Some beautiful combinations include Cocoon followed by Blackbriar to modernize cherry and mahogany while creating dramatic depth.
Burlap beneath Blackbriar can produce weathered architectural oak with extraordinary character.
Saltmarsh with Sable creates warm, heritage-inspired brown tones.
Cocoon with Umbra can transform red woods into sophisticated dark neutrals.
Burlap with Umbra creates aged walnut and reclaimed timber effects.
These layered finishes often appear more natural than a single stain application because they contain greater complexity and variation.
A simple mixture of paint and water can create custom wood stains, washes, and toners with unlimited color possibilities.
Basic Woodwashing Technique
The process itself is surprisingly simple.
First, clean the surface thoroughly and remove any wax, grease, or contaminants.
Lightly sand if necessary. Bare wood generally produces the most predictable results.
Create a wash using approximately one part paint to three to five parts water.
Adjust as needed depending on desired opacity.
Apply the mixture following the grain.
Work in manageable sections.
Wipe away excess using a lint-free cloth.
The more you remove, the lighter the final effect.
Allow the surface to dry completely.
Additional layers may be applied to build depth gradually.
Protect the finish with a suitable topcoat when durability is required.
Different wood problems require different solutions. Color theory can help transform wood without completely covering it.
Final Thoughts
Furniture refinishing is often presented as a choice between bare wood and painted wood.
In reality, there is an entire world that exists between those two extremes.

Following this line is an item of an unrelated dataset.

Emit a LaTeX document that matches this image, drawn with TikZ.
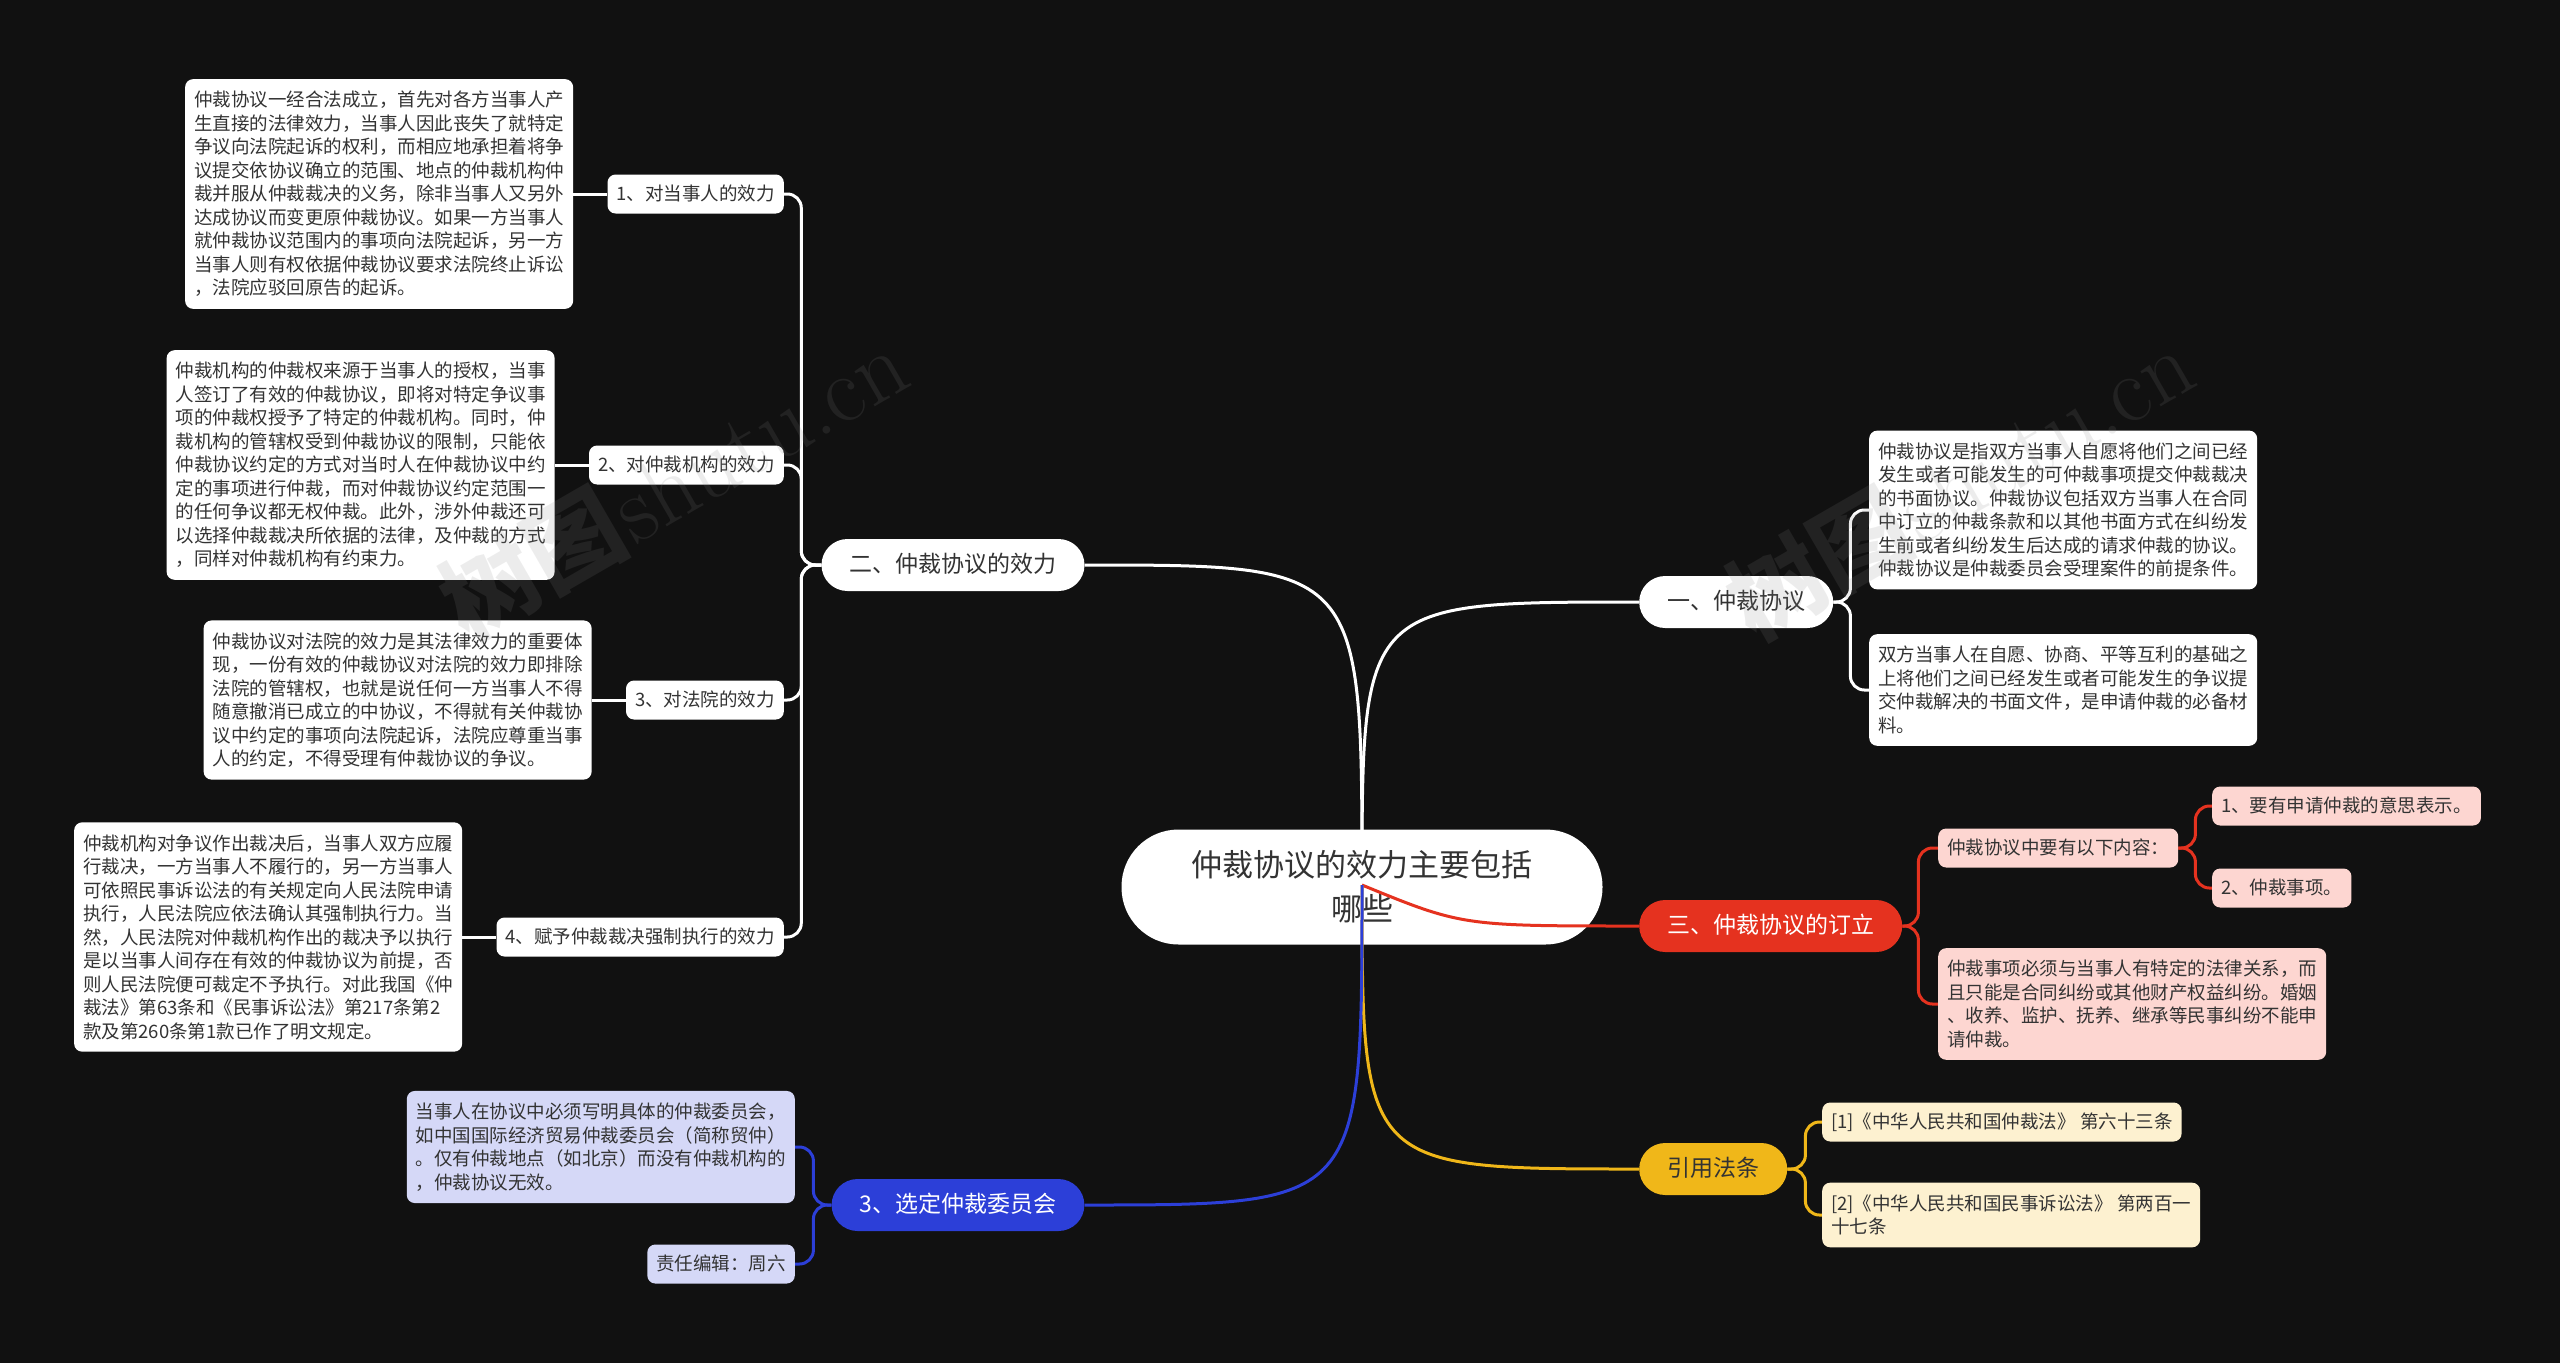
\documentclass[tikz,border=0pt]{standalone}
\usepackage{fontspec}
\newfontfamily\cjk{Noto Sans CJK SC}
\usetikzlibrary{calc}
\definecolor{bgc}{HTML}{111111}
\definecolor{txt}{HTML}{333333}
\definecolor{redm}{HTML}{E5321F}
\definecolor{pinkc}{HTML}{FDD6D1}
\definecolor{yelm}{HTML}{F0B719}
\definecolor{yell}{HTML}{FDF1D0}
\definecolor{blum}{HTML}{2C3FD8}
\definecolor{lav}{HTML}{D5D8F7}
\definecolor{wmc}{HTML}{848484}
\pgfdeclarelayer{back}
\pgfdeclarelayer{wl}
\pgfdeclarelayer{cen}
\pgfdeclarelayer{cl}
\pgfdeclarelayer{front}
\pgfsetlayers{back,wl,cen,cl,main,front}
\tikzset{
  textbox/.style={rounded corners=8pt, fill=white, text=txt, align=left, inner xsep=9pt, inner ysep=12pt, font=\cjk\fontsize{18.5}{23.5}\selectfont},
  lab/.style={rounded corners=8pt, fill=white, text=txt, inner xsep=9pt, inner ysep=10pt, text height=16pt, text depth=3pt, font=\cjk\fontsize{18.5}{23.5}\selectfont},
  topic/.style={rounded corners=26pt, minimum height=52pt, inner xsep=28pt, inner ysep=0pt, text height=18pt, text depth=4pt, font=\cjk\fontsize{23}{28}\selectfont},
  conn/.style={line width=3pt},
  wline/.style={conn, draw=white},
  rline/.style={conn, draw=redm},
  yline/.style={conn, draw=yelm},
  bline/.style={conn, draw=blum},
  brk/.style={rounded corners=14pt},
  wmark/.style={text=wmc, text opacity=0.15, rotate=30, inner sep=0pt},
}
\begin{document}
\begin{tikzpicture}[x=1pt,y=-1pt]
\begin{pgfonlayer}{back}
\fill[bgc] (0,0) rectangle (2560,1363);
\end{pgfonlayer}
\useasboundingbox (0,0) rectangle (2560,1363);

% centre
\coordinate (o) at (1362,885);
\begin{pgfonlayer}{cen}
\node[fill=white, text=txt, rounded corners=57pt, minimum width=481pt, minimum height=115pt, align=center, font=\cjk\fontsize{31}{44}\selectfont] (c) at (1362,887) {仲裁协议的效力主要包括\\哪些};
\end{pgfonlayer}

% level 1
\node[topic, fill=white, text=txt] (L2) at (953,565) {二、仲裁协议的效力};
\node[topic, fill=white, text=txt, anchor=west] (L1) at (1639,602) {一、仲裁协议};
\node[topic, fill=redm, text=white, anchor=west] (L3) at (1639,926) {三、仲裁协议的订立};
\node[topic, fill=yelm, text=txt, anchor=west] (LY) at (1639,1169) {引用法条};
\node[topic, fill=blum, text=white] (LB) at (958,1205) {3、选定仲裁委员会};

% branch 二
\node[lab, anchor=east] (a1) at (784,194) {1、对当事人的效力};
\node[lab, anchor=east] (a2) at (784,465) {2、对仲裁机构的效力};
\node[lab, anchor=east] (a3) at (784,700) {3、对法院的效力};
\node[lab, anchor=east] (a4) at (784,937) {4、赋予仲裁裁决强制执行的效力};

\node[textbox, anchor=east] (ta) at ($(a1.west)+(-34,0)$) {仲裁协议一经合法成立，首先对各方当事人产\\生直接的法律效力，当事人因此丧失了就特定\\争议向法院起诉的权利，而相应地承担着将争\\议提交依协议确立的范围、地点的仲裁机构仲\\裁并服从仲裁裁决的义务，除非当事人又另外\\达成协议而变更原仲裁协议。如果一方当事人\\就仲裁协议范围内的事项向法院起诉，另一方\\当事人则有权依据仲裁协议要求法院终止诉讼\\，法院应驳回原告的起诉。};
\node[textbox, anchor=east] (tb) at ($(a2.west)+(-34,0)$) {仲裁机构的仲裁权来源于当事人的授权，当事\\人签订了有效的仲裁协议，即将对特定争议事\\项的仲裁权授予了特定的仲裁机构。同时，仲\\裁机构的管辖权受到仲裁协议的限制，只能依\\仲裁协议约定的方式对当时人在仲裁协议中约\\定的事项进行仲裁，而对仲裁协议约定范围一\\的任何争议都无权仲裁。此外，涉外仲裁还可\\以选择仲裁裁决所依据的法律，及仲裁的方式\\，同样对仲裁机构有约束力。};
\node[textbox, anchor=east] (tc) at ($(a3.west)+(-34,0)$) {仲裁协议对法院的效力是其法律效力的重要体\\现，一份有效的仲裁协议对法院的效力即排除\\法院的管辖权，也就是说任何一方当事人不得\\随意撤消已成立的中协议，不得就有关仲裁协\\议中约定的事项向法院起诉，法院应尊重当事\\人的约定，不得受理有仲裁协议的争议。};
\node[textbox, anchor=east] (td) at ($(a4.west)+(-34,0)$) {仲裁机构对争议作出裁决后，当事人双方应履\\行裁决，一方当事人不履行的，另一方当事人\\可依照民事诉讼法的有关规定向人民法院申请\\执行，人民法院应依法确认其强制执行力。当\\然，人民法院对仲裁机构作出的裁决予以执行\\是以当事人间存在有效的仲裁协议为前提，否\\则人民法院便可裁定不予执行。对此我国《仲\\裁法》第63条和《民事诉讼法》第217条第2\\款及第260条第1款已作了明文规定。};

% branch 一
\node[textbox, anchor=west] (e1) at (1869,510) {仲裁协议是指双方当事人自愿将他们之间已经\\发生或者可能发生的可仲裁事项提交仲裁裁决\\的书面协议。仲裁协议包括双方当事人在合同\\中订立的仲裁条款和以其他书面方式在纠纷发\\生前或者纠纷发生后达成的请求仲裁的协议。\\仲裁协议是仲裁委员会受理案件的前提条件。};
\node[textbox, anchor=west] (e2) at (1869,690) {双方当事人在自愿、协商、平等互利的基础之\\上将他们之间已经发生或者可能发生的争议提\\交仲裁解决的书面文件，是申请仲裁的必备材\\料。};

% branch 三
\node[lab, fill=pinkc, anchor=west] (p3) at (1938,848) {仲裁协议中要有以下内容：};
\node[lab, fill=pinkc, anchor=west] (r1) at (2212,806) {1、要有申请仲裁的意思表示。};
\node[lab, fill=pinkc, anchor=west] (r2) at (2212,888) {2、仲裁事项。};
\node[textbox, fill=pinkc, anchor=west] (g) at (1938,1004) {仲裁事项必须与当事人有特定的法律关系，而\\且只能是合同纠纷或其他财产权益纠纷。婚姻\\、收养、监护、抚养、继承等民事纠纷不能申\\请仲裁。};

% branch 引用法条
\node[lab, fill=yell, anchor=west] (y1) at (1822,1122) {[1]《中华人民共和国仲裁法》 第六十三条};
\node[textbox, fill=yell, anchor=west] (y2) at (1822,1215) {[2]《中华人民共和国民事诉讼法》 第两百一\\十七条};

% branch 3、选定
\node[textbox, fill=lav, anchor=east] (h) at (795,1147) {当事人在协议中必须写明具体的仲裁委员会，\\如中国国际经济贸易仲裁委员会（简称贸仲）\\。仅有仲裁地点（如北京）而没有仲裁机构的\\，仲裁协议无效。};
\node[lab, fill=lav, anchor=east] (h2) at (795,1264) {责任编辑：周六};

% connectors from centre
\begin{pgfonlayer}{wl}
\draw[wline] (o) .. controls (o |- L2.east) .. (L2.east);
\draw[wline] (o) .. controls (o |- L1.west) .. (L1.west);
\end{pgfonlayer}
\begin{pgfonlayer}{cl}
\draw[rline] (o) .. controls ($(o |- L3.west)+(100,0)$) .. (L3.west);
\draw[yline] (o) .. controls (o |- LY.west) .. (LY.west);
\draw[bline] (o) .. controls (o |- LB.east) .. (LB.east);
% brackets
\foreach \t in {a1,a2,a3,a4}{\draw[wline, brk] (L2.west) -- ++(-20,0) |- (\t.east);}
\draw[wline] (ta.east) -- (a1.west);
\draw[wline] (tb.east) -- (a2.west);
\draw[wline] (tc.east) -- (a3.west);
\draw[wline] (td.east) -- (a4.west);
\foreach \t in {e1,e2}{\draw[wline, brk] (L1.east) -- ++(17,0) |- (\t.west);}
\foreach \t in {p3,g}{\draw[rline, brk] (L3.east) -- ++(16,0) |- (\t.west);}
\foreach \t in {r1,r2}{\draw[rline, brk] (p3.east) -- ++(17,0) |- (\t.west);}
\foreach \t in {y1,y2}{\draw[yline, brk] (LY.east) -- ++(18,0) |- (\t.west);}
\foreach \t in {h,h2}{\draw[bline, brk] (LB.west) -- ++(-18,0) |- (\t.east);}
\end{pgfonlayer}

% watermarks
\begin{pgfonlayer}{front}
\node[wmark] (w1) at (673,482) {{\cjk\bfseries\fontsize{95}{95}\selectfont 树图} {\fontsize{95}{95}\selectfont shutu.cn}};
\node[wmark] (w2) at (1959,482) {{\cjk\bfseries\fontsize{95}{95}\selectfont 树图} {\fontsize{95}{95}\selectfont shutu.cn}};
\end{pgfonlayer}
\end{tikzpicture}
\end{document}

Woodwashing, toning, glazing, and faux staining allow you to preserve the beauty of natural grain while thoughtfully altering its color and character.
Whether you're softening the redness of cherry with Cocoon, enriching oak with Saltmarsh, weathering wood with Burlap, deepening grain with Sable, creating espresso tones with Umbra, or achieving dramatic near-black finishes with Blackbriar, these techniques offer remarkable creative freedom.
Sometimes the most beautiful transformation isn't covering the wood.
It's revealing a different version of it.